— TASK REQUIREMENTS —
Repeat word for word the lines from the top of the records through the line containing "y_ticks = list(range(1, 13))", and skip the pictures.

** START INPUT DATA **

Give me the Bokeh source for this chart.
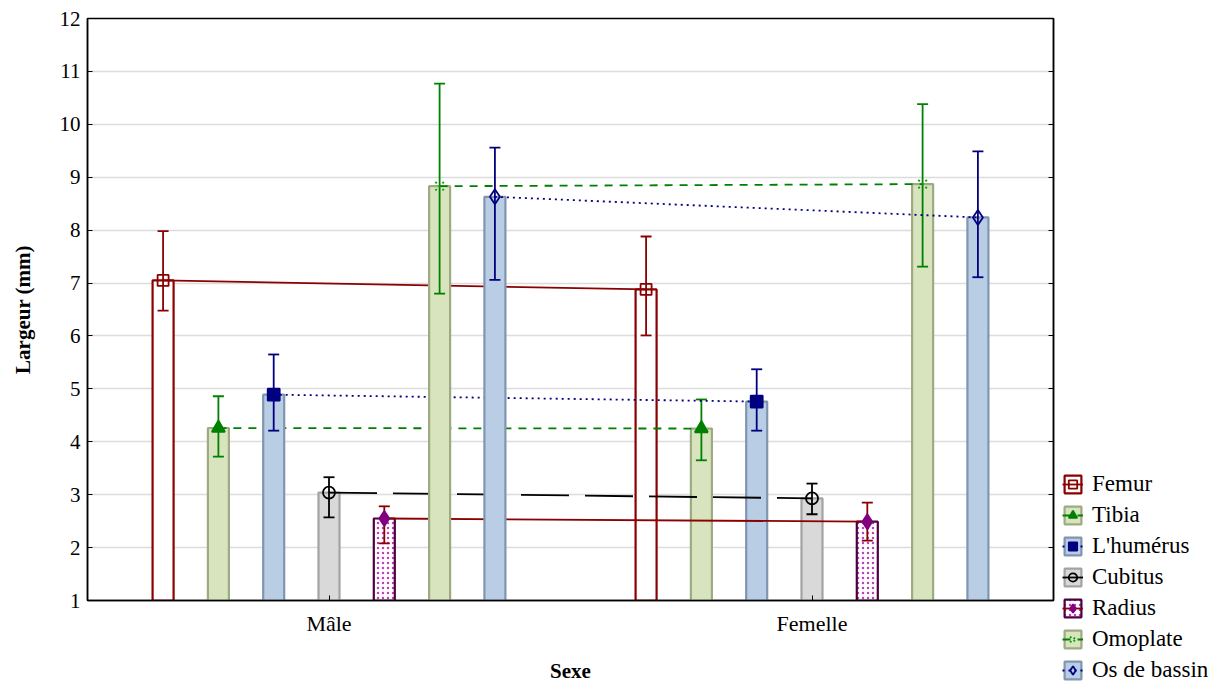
from bokeh.plotting import figure
from bokeh.layouts import row
from bokeh.models import (ColumnDataSource, FactorRange, Range1d, LinearAxis, Legend, LegendItem,
                          FixedTicker)
from bokeh.transform import dodge
from bokeh.embed import file_html
from bokeh.resources import INLINE

sexes = ["Mâle", "Femelle"]
series = ["Femur", "Tibia", "L'humérus", "Cubitus", "Radius", "Omoplate", "Os de bassin"]
means = {
    "Femur":        [7.05, 6.88],
    "Tibia":        [4.26, 4.25],
    "L'humérus":    [4.89, 4.76],
    "Cubitus":      [3.04, 2.93],
    "Radius":       [2.55, 2.49],
    "Omoplate":     [8.83, 8.87],
    "Os de bassin": [8.63, 8.24],
}
uppers = {
    "Femur":        [7.98, 7.88],
    "Tibia":        [4.86, 4.80],
    "L'humérus":    [5.65, 5.37],
    "Cubitus":      [3.33, 3.21],
    "Radius":       [2.78, 2.85],
    "Omoplate":     [10.77, 10.38],
    "Os de bassin": [9.56, 9.49],
}
lowers = {
    "Femur":        [6.48, 6.01],
    "Tibia":        [3.72, 3.65],
    "L'humérus":    [4.21, 4.21],
    "Cubitus":      [2.57, 2.63],
    "Radius":       [2.08, 2.13],
    "Omoplate":     [6.80, 7.31],
    "Os de bassin": [7.06, 7.11],
}
y_ticks = list(range(1, 13))

styles = {
    "Femur":        dict(fill="white", outline="#8B0000", err="#8B0000", line="#8B0000", dash="solid",
                         marker="square", mfill=None, mline="#8B0000", msize=11, mdash="solid", hatch=None),
    "Tibia":        dict(fill="#D7E4BD", outline="#9DAA82", err="#008000", line="#008000", dash="8 7",
                         marker="triangle", mfill="#008000", mline="#008000", msize=13, mdash="solid", hatch=None),
    "L'humérus":    dict(fill="#B9CDE5", outline="#7F95B0", err="#000080", line="#000080", dash="2 4",
                         marker="square", mfill="#000080", mline="#000080", msize=12, mdash="solid", hatch=None),
    "Cubitus":      dict(fill="#D9D9D9", outline="#A3A3A3", err="#000000", line="#000000", dash="48 16",
                         marker="circle", mfill=None, mline="#000000", msize=12, mdash="solid", hatch=None),
    "Radius":       dict(fill="white", outline="#4D0040", err="#8B0000", line="#8B0000", dash="solid",
                         marker="diamond", mfill="#800080", mline="#800080", msize=15, mdash="solid", hatch="dot"),
    "Omoplate":     dict(fill="#D7E4BD", outline="#9DAA82", err="#008000", line="#008000", dash="8 7",
                         marker="x", mfill=None, mline="#00A000", msize=12, mdash="2 3", hatch=None),
    "Os de bassin": dict(fill="#B9CDE5", outline="#7F95B0", err="#000080", line="#000080", dash="2 4",
                         marker="diamond", mfill=None, mline="#000080", msize=15, mdash="solid", hatch=None),
}

FONT = "Liberation Serif"
step = 0.1145
bar_w = 0.0435

p = figure(frame_width=966, frame_height=582, x_range=FactorRange(*sexes, range_padding=0),
           y_range=Range1d(1, 12), output_backend="svg", toolbar_location=None,
           min_border_left=87, min_border_right=7, min_border_top=18, min_border_bottom=84)

p.xgrid.grid_line_color = None
p.ygrid.grid_line_color = "#DCDCDC"
p.ygrid.grid_line_width = 1.5
p.yaxis.ticker = FixedTicker(ticks=y_ticks)
p.outline_line_color = "black"
p.outline_line_width = 1.5
p.outline_line_alpha = 1

for ax in [p.xaxis[0], p.yaxis[0]]:
    ax.axis_line_color = "black"
    ax.axis_line_width = 1.5
    ax.major_tick_in = 5
    ax.major_tick_out = 0
    ax.minor_tick_line_color = None
    ax.major_tick_line_color = "black"
    ax.major_label_text_font = FONT
    ax.major_label_text_color = "black"
    ax.axis_label_text_font = FONT
    ax.axis_label_text_font_size = "21px"
    ax.axis_label_text_font_style = "bold"
    ax.axis_label_text_color = "black"

p.xaxis.major_label_text_font_size = "22px"
p.yaxis.major_label_text_font_size = "21px"
p.yaxis.axis_label = "Largeur (mm)"
p.xaxis.axis_label = "Sexe"
p.xaxis.major_label_standoff = 10
p.xaxis.axis_label_standoff = 20
p.yaxis.major_label_standoff = 7
p.yaxis.axis_label_standoff = 22

# legend-only figure: hidden proxy renderers carrying the same styles
lg = figure(width=172, height=684, x_range=p.x_range, y_range=Range1d(50, 51),
            output_backend="svg", toolbar_location=None, x_axis_location=None, y_axis_location=None,
            min_border=0, outline_line_color=None)
lg.xgrid.grid_line_color = None
lg.ygrid.grid_line_color = None
for fig in (p, lg):
    if "frame_align" in fig.properties():
        fig.frame_align = False

items = []
for i, s in enumerate(series):
    st = styles[s]
    src = ColumnDataSource(dict(sex=sexes, mean=means[s], upper=uppers[s], lower=lowers[s]))
    off = (i - 3) * step
    xs = dodge("sex", off, range=p.x_range)
    kw = dict(fill_color=st["fill"], line_color=st["outline"], line_width=2.2)
    if st["hatch"]:
        kw.update(hatch_pattern="dot", hatch_color="#C040C0", hatch_scale=5, hatch_weight=1.5)
    p.vbar(x=xs, top="mean", bottom=1, width=bar_w, source=src, **kw)
    p.line(x=xs, y="mean", source=src, line_color=st["line"], line_width=1.8, line_dash=st["dash"])
    p.segment(x0=xs, y0="lower", x1=xs, y1="upper", source=src, line_color=st["err"], line_width=1.8)
    p.scatter(x=xs, y="upper", source=src, marker="dash", size=11, line_color=st["err"], line_width=1.8)
    p.scatter(x=xs, y="lower", source=src, marker="dash", size=11, line_color=st["err"], line_width=1.8)
    p.scatter(x=xs, y="mean", source=src, marker=st["marker"], size=st["msize"],
              fill_color=st["mfill"], line_color=st["mline"], line_width=1.8, line_dash=st["mdash"])

    b2 = lg.vbar(x=xs, top="mean", bottom=1, width=bar_w, source=src, visible=False, **kw)
    l2 = lg.line(x=xs, y="mean", source=src, line_color=st["line"], line_width=1.8,
                 line_dash=st["dash"], visible=False)
    m2 = lg.scatter(x=xs, y="mean", source=src, marker=st["marker"], size=st["msize"],
                    fill_color=st["mfill"], line_color=st["mline"], line_width=1.8,
                    line_dash=st["mdash"], visible=False)
    items.append(LegendItem(label=s, renderers=[b2, l2, m2]))

rax = LinearAxis(ticker=FixedTicker(ticks=y_ticks),
                 major_label_overrides={t: "" for t in y_ticks})
rax.major_tick_in = 5
rax.major_tick_out = 0
rax.minor_tick_line_color = None
rax.axis_line_color = "black"
rax.axis_line_width = 1.5
rax.major_label_standoff = 0
p.add_layout(rax, "right")

legend = Legend(items=items, location=(2, 1))
legend.click_policy = "none"
legend.label_text_font = FONT
legend.label_text_font_size = "23px"
legend.label_text_color = "black"
legend.glyph_width = 21
legend.glyph_height = 22
legend.label_height = 22
legend.spacing = 5
legend.padding = 0
legend.margin = 0
legend.label_standoff = 9
legend.border_line_color = None
legend.background_fill_alpha = 0
lg.add_layout(legend)

layout = row(p, lg)
open("out.html", "w").write(file_html(layout, INLINE))
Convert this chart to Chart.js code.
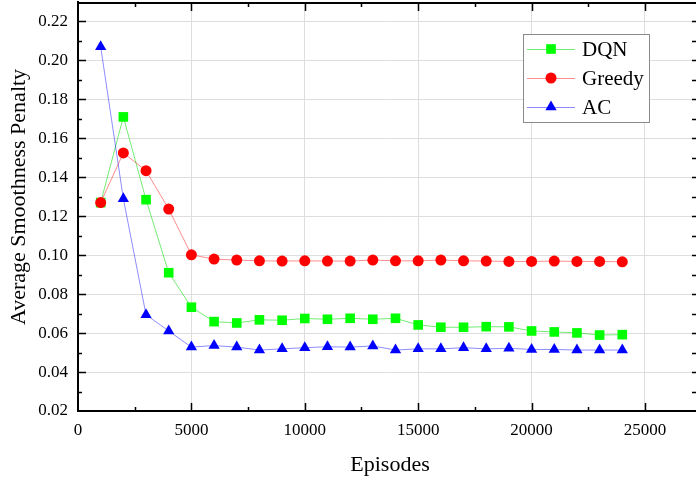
<!DOCTYPE html>
<html>
<head>
<meta charset="utf-8">
<script src="https://cdn.jsdelivr.net/npm/chart.js@4.4.1/dist/chart.umd.min.js"></script>
<style>
  html, body { margin: 0; padding: 0; background: #fff; }
  #contenedor { width: 696px; height: 483px; position: relative; }
</style>
</head>
<body>
<div id="contenedor"><canvas id="graficoPenalidad"></canvas></div>
<script>
// Datos
const episodios = [1000, 2000, 3000, 4000, 5000, 6000, 7000, 8000, 9000, 10000, 11000, 12000,
  13000, 14000, 15000, 16000, 17000, 18000, 19000, 20000, 21000, 22000, 23000, 24000];
const penalidadDQN = [0.127, 0.171, 0.1285, 0.091, 0.0733, 0.0659, 0.0652, 0.0668, 0.0666, 0.0675, 0.0671, 0.0676,
  0.0671, 0.0676, 0.0642, 0.063, 0.063, 0.0633, 0.0632, 0.0611, 0.0606, 0.0601, 0.059, 0.0592];
const penalidadGreedy = [0.127, 0.1525, 0.1434, 0.1237, 0.1002, 0.098, 0.0975, 0.0971, 0.097, 0.0971, 0.097, 0.097,
  0.0975, 0.0971, 0.0971, 0.0975, 0.0971, 0.097, 0.0968, 0.0968, 0.097, 0.0968, 0.0968, 0.0966];
const penalidadAC = [0.207, 0.129, 0.0694, 0.0611, 0.0528, 0.0536, 0.0528, 0.0513, 0.0519, 0.0525, 0.053, 0.0528,
  0.0534, 0.0513, 0.0519, 0.0519, 0.0525, 0.0519, 0.0522, 0.0516, 0.0516, 0.0513, 0.0513, 0.0513];
const ticksX = [0, 5000, 10000, 15000, 20000, 25000];
const ticksY = [0.02, 0.04, 0.06, 0.08, 0.10, 0.12, 0.14, 0.16, 0.18, 0.20, 0.22];
const nombresSeries = ["DQN", "Greedy", "AC"];

const fuenteSerif = "'Liberation Serif', 'Times New Roman', serif";
Chart.defaults.font.family = fuenteSerif;
Chart.defaults.color = "#000";

// Dibuja un marcador igual que en el grafico
function dibujarMarcador(ctx, estilo, r, x, y, color) {
  ctx.fillStyle = color;
  ctx.beginPath();
  if (estilo === "rect") {
    const s = r * Math.SQRT1_2;
    ctx.rect(x - s, y - s, 2 * s, 2 * s);
  } else if (estilo === "triangle") {
    ctx.moveTo(x, y - r);
    ctx.lineTo(x + r * 0.866, y + r / 2);
    ctx.lineTo(x - r * 0.866, y + r / 2);
    ctx.closePath();
  } else {
    ctx.arc(x, y, r, 0, Math.PI * 2);
  }
  ctx.fill();
}

// Marco con ticks hacia adentro (estilo Origin) y titulos de los ejes
const marcoOrigin = {
  id: "marcoOrigin",
  afterDraw(chart) {
    const ctx = chart.ctx;
    const area = chart.chartArea;
    const ejeX = chart.scales.x;
    const ejeY = chart.scales.y;
    ctx.save();
    ctx.strokeStyle = "#000";
    ctx.lineWidth = 2;

    // linea superior
    ctx.beginPath();
    ctx.moveTo(area.left - 1, area.top + 1);
    ctx.lineTo(area.right, area.top + 1);
    ctx.stroke();

    ctx.lineWidth = 1.5;
    ctx.beginPath();
    // ticks eje X (abajo y arriba)
    ticksX.forEach((v) => {
      [v, v + 2500].forEach((t, k) => {
        if (t <= ejeX.min || t >= ejeX.max) return;
        const px = Math.round(ejeX.getPixelForValue(t)) + 0.5;
        const largo = k === 0 ? 8 : 4;
        ctx.moveTo(px, area.bottom);
        ctx.lineTo(px, area.bottom - largo);
        ctx.moveTo(px, area.top);
        ctx.lineTo(px, area.top + largo + 1);
      });
    });
    // ticks eje Y (izquierda y derecha)
    ticksY.forEach((v) => {
      [v, v + 0.01].forEach((t, k) => {
        if (t <= ejeY.min + 1e-9 || t >= ejeY.max - 1e-9) return;
        const py = Math.round(ejeY.getPixelForValue(t)) + 0.5;
        const largo = k === 0 ? 8 : 4;
        ctx.moveTo(area.left, py);
        ctx.lineTo(area.left + largo, py);
        ctx.moveTo(area.right, py);
        ctx.lineTo(area.right - 4, py);
      });
    });
    ctx.stroke();

    // titulos de los ejes
    ctx.fillStyle = "#000";
    ctx.textAlign = "center";
    ctx.textBaseline = "middle";
    ctx.font = "22px " + fuenteSerif;
    ctx.fillText("Episodes", 390, 465);
    ctx.translate(19, 197);
    ctx.rotate(-Math.PI / 2);
    ctx.fillText("Average Smoothness Penalty", 0, 0);
    ctx.restore();
  }
};

// Leyenda con recuadro
const leyendaOrigin = {
  id: "leyendaOrigin",
  afterDraw(chart) {
    const ctx = chart.ctx;
    ctx.save();
    ctx.fillStyle = "#fff";
    ctx.fillRect(523.5, 34.5, 126, 88);
    ctx.strokeStyle = "#8a8a8a";
    ctx.lineWidth = 1;
    ctx.strokeRect(523.5, 34.5, 126, 88);
    chart.data.datasets.forEach((ds, i) => {
      const y = 49 + i * 29;
      ctx.strokeStyle = ds.borderColor;
      ctx.lineWidth = 1;
      ctx.beginPath();
      ctx.moveTo(527, y + 0.5);
      ctx.lineTo(575, y + 0.5);
      ctx.stroke();
      dibujarMarcador(ctx, ds.pointStyle, ds.pointRadius, 551, y, ds.pointBackgroundColor);
      ctx.fillStyle = "#000";
      ctx.font = "21px " + fuenteSerif;
      ctx.textAlign = "left";
      ctx.textBaseline = "middle";
      ctx.fillText(ds.label, 582, y + 1);
    });
    ctx.restore();
  }
};

function armarSerie(nombre, valores, colorLinea, colorMarcador, estilo, radio, orden) {
  return {
    label: nombre,
    data: episodios.map((e, i) => ({ x: e, y: valores[i] })),
    borderColor: colorLinea,
    borderWidth: 1,
    pointStyle: estilo,
    pointRadius: radio,
    pointBackgroundColor: colorMarcador,
    pointBorderColor: colorMarcador,
    pointBorderWidth: 0,
    order: orden
  };
}

const datos = {
  datasets: [
    armarSerie(nombresSeries[0], penalidadDQN, "rgba(0,220,0,0.55)", "#00ff00", "rect", 6.8, 3),
    armarSerie(nombresSeries[1], penalidadGreedy, "rgba(255,0,0,0.45)", "#ff0000", "circle", 5.5, 2),
    armarSerie(nombresSeries[2], penalidadAC, "rgba(0,0,255,0.45)", "#0000ff", "triangle", 6.5, 1)
  ]
};

const config = {
  type: "line",
  data: datos,
  options: {
    responsive: true,
    maintainAspectRatio: false,
    animation: false,
    layout: { autoPadding: false, padding: { top: 2, right: 0, left: 0, bottom: 0 } },
    plugins: {
      legend: { display: false },
      tooltip: { enabled: false }
    },
    scales: {
      x: {
        type: "linear",
        min: 0,
        max: 27250,
        afterBuildTicks: (eje) => { eje.ticks = ticksX.map((v) => ({ value: v })); },
        afterFit: (eje) => {
          eje.height = 72;
          eje.paddingLeft = 0;
          eje.paddingRight = 0;
        },
        ticks: { font: { size: 17 }, padding: 9, maxRotation: 0, callback: (v) => String(v) },
        grid: { color: "#dedede", lineWidth: 1, drawTicks: false },
        border: { color: "#000", width: 2 }
      },
      y: {
        min: 0.02,
        max: 0.23,
        afterBuildTicks: (eje) => { eje.ticks = ticksY.map((v) => ({ value: v })); },
        afterFit: (eje) => {
          eje.width = 78;
          eje.paddingTop = 0;
          eje.paddingBottom = 0;
        },
        ticks: { font: { size: 17 }, padding: 10, callback: (v) => v.toFixed(2) },
        grid: { color: "#dedede", lineWidth: 1, drawTicks: false },
        border: { color: "#000", width: 2 }
      }
    }
  },
  plugins: [marcoOrigin, leyendaOrigin]
};

const contexto = document.getElementById("graficoPenalidad").getContext("2d");
window.graficoPenalidad = new Chart(contexto, config);
</script>
</body>
</html>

** END INPUT DATA **

— ANSWER TO THE PROBLEM —
Give me the Bokeh source for this chart.
from bokeh.plotting import figure
from bokeh.layouts import row
from bokeh.models import (ColumnDataSource, FactorRange, Range1d, LinearAxis, Legend, LegendItem,
                          FixedTicker)
from bokeh.transform import dodge
from bokeh.embed import file_html
from bokeh.resources import INLINE

sexes = ["Mâle", "Femelle"]
series = ["Femur", "Tibia", "L'humérus", "Cubitus", "Radius", "Omoplate", "Os de bassin"]
means = {
    "Femur":        [7.05, 6.88],
    "Tibia":        [4.26, 4.25],
    "L'humérus":    [4.89, 4.76],
    "Cubitus":      [3.04, 2.93],
    "Radius":       [2.55, 2.49],
    "Omoplate":     [8.83, 8.87],
    "Os de bassin": [8.63, 8.24],
}
uppers = {
    "Femur":        [7.98, 7.88],
    "Tibia":        [4.86, 4.80],
    "L'humérus":    [5.65, 5.37],
    "Cubitus":      [3.33, 3.21],
    "Radius":       [2.78, 2.85],
    "Omoplate":     [10.77, 10.38],
    "Os de bassin": [9.56, 9.49],
}
lowers = {
    "Femur":        [6.48, 6.01],
    "Tibia":        [3.72, 3.65],
    "L'humérus":    [4.21, 4.21],
    "Cubitus":      [2.57, 2.63],
    "Radius":       [2.08, 2.13],
    "Omoplate":     [6.80, 7.31],
    "Os de bassin": [7.06, 7.11],
}
y_ticks = list(range(1, 13))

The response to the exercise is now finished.